§ DATA BLOCK:
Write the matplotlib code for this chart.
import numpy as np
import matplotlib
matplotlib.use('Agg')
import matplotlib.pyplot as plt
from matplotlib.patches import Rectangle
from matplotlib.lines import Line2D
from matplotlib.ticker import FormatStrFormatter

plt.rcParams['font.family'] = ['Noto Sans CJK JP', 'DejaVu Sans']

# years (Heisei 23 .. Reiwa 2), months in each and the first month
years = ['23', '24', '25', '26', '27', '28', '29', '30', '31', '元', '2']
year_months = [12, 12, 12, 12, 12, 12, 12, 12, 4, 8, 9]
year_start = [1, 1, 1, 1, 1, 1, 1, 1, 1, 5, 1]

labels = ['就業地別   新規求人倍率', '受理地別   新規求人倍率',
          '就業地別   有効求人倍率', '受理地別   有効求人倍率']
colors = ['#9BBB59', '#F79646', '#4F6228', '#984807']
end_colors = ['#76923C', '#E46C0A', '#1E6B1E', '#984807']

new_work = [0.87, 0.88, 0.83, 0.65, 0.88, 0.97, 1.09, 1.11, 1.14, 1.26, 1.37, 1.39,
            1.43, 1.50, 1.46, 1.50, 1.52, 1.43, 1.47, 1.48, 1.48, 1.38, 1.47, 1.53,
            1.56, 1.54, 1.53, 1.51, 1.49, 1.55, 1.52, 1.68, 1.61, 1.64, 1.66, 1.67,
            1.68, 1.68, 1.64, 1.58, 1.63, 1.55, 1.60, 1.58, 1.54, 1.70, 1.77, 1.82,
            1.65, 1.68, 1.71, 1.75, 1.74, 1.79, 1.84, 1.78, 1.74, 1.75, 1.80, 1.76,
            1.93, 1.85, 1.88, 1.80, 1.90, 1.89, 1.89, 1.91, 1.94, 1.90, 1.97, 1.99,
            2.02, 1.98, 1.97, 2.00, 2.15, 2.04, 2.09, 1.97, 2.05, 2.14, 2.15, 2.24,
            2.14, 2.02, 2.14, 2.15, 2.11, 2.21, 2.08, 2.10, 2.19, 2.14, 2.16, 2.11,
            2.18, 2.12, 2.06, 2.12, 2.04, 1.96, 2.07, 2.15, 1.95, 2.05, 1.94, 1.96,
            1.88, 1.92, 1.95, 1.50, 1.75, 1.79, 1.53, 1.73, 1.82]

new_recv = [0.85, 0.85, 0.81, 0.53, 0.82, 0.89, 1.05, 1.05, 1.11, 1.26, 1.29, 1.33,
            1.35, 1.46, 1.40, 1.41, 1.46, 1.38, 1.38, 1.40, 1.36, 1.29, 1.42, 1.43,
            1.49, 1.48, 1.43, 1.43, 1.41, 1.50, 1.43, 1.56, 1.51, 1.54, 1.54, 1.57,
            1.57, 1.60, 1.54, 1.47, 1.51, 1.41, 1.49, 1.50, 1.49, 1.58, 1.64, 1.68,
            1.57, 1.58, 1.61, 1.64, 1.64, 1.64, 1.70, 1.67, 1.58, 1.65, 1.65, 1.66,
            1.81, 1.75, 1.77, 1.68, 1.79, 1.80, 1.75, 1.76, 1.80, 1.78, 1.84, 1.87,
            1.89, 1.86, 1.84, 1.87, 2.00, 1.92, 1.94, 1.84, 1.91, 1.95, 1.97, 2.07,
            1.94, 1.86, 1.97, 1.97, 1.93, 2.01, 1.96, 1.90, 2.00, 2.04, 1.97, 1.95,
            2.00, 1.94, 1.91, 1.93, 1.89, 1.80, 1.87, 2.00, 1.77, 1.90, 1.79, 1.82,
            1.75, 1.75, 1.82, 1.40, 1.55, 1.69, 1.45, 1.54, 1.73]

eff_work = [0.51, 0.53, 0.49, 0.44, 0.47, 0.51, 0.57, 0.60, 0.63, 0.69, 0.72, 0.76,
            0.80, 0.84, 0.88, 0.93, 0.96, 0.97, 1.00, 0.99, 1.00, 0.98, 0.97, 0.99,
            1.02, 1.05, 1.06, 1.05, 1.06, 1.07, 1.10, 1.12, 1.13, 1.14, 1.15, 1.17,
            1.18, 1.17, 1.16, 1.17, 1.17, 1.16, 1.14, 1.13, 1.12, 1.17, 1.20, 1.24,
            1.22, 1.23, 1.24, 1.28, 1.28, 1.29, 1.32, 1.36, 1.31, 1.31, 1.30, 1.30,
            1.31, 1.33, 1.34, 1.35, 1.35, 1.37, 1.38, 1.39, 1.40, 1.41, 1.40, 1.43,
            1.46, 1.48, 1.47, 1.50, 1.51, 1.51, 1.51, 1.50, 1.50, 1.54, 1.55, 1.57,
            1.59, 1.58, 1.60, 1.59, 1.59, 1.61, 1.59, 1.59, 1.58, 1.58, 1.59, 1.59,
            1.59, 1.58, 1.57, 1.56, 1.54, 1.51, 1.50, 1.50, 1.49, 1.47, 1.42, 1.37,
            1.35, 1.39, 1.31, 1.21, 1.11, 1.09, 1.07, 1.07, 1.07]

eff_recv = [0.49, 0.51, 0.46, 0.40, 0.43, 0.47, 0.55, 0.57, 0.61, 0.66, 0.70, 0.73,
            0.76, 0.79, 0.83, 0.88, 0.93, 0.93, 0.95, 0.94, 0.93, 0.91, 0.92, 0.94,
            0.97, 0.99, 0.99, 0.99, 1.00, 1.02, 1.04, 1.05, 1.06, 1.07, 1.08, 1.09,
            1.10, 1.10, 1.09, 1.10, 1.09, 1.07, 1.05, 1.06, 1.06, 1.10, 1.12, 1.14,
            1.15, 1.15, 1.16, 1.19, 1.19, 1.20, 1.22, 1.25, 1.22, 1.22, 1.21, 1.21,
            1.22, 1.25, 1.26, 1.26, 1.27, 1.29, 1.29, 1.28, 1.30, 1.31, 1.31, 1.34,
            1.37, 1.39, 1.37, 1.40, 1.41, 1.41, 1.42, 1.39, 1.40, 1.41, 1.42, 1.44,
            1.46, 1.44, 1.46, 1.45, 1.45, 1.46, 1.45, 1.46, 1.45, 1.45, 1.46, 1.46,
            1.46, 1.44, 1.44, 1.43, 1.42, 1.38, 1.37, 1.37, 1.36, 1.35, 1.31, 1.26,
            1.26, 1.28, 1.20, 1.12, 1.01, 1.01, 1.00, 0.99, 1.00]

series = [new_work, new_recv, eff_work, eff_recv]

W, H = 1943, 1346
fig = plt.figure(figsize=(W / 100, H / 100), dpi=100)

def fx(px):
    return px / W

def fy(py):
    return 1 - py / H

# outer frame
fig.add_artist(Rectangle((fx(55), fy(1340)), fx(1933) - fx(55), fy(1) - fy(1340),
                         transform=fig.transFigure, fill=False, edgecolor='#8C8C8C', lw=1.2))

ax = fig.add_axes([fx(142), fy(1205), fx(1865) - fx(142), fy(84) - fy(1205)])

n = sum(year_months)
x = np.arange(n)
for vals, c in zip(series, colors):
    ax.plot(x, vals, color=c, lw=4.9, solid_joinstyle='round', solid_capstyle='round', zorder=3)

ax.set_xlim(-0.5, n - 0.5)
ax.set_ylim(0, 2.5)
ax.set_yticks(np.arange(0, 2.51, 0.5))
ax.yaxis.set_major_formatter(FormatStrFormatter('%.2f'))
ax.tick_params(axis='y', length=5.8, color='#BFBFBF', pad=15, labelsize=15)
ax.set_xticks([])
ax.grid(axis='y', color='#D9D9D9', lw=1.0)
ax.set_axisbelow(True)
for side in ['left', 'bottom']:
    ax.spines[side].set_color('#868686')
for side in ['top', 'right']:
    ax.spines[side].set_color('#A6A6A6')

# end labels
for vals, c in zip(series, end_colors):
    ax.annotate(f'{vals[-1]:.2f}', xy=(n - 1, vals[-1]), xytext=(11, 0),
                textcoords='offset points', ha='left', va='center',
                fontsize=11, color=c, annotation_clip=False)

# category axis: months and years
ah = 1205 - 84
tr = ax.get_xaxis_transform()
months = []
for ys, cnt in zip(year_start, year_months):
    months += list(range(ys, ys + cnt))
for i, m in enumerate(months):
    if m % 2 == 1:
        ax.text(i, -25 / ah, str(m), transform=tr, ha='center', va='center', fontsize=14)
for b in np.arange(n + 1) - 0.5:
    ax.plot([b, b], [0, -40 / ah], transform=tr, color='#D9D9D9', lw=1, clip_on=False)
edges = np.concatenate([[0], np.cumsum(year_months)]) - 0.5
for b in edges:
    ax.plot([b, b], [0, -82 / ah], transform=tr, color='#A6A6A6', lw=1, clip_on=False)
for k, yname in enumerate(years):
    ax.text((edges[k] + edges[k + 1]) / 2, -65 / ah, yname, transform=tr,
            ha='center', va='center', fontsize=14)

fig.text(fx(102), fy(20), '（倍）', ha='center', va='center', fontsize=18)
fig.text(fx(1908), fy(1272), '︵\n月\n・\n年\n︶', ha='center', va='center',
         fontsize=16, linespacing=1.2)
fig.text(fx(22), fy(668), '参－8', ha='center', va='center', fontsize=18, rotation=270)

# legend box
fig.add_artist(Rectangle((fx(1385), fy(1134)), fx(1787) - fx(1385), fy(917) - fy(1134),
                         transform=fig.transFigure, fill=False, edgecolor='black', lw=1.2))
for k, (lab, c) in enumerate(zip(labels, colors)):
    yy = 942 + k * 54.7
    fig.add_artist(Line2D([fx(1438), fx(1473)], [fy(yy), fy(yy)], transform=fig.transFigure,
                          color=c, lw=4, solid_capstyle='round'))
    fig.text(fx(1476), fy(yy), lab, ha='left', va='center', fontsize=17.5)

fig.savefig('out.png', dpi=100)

§ EXERCISE GOAL: Write out exactly, please, the lines beginning at the start of the material and ending with the line that holds "1, 1, 1, 5, 1]", both included.

§ RESULT:
Write the matplotlib code for this chart.
import numpy as np
import matplotlib
matplotlib.use('Agg')
import matplotlib.pyplot as plt
from matplotlib.patches import Rectangle
from matplotlib.lines import Line2D
from matplotlib.ticker import FormatStrFormatter

plt.rcParams['font.family'] = ['Noto Sans CJK JP', 'DejaVu Sans']

# years (Heisei 23 .. Reiwa 2), months in each and the first month
years = ['23', '24', '25', '26', '27', '28', '29', '30', '31', '元', '2']
year_months = [12, 12, 12, 12, 12, 12, 12, 12, 4, 8, 9]
year_start = [1, 1, 1, 1, 1, 1, 1, 1, 1, 5, 1]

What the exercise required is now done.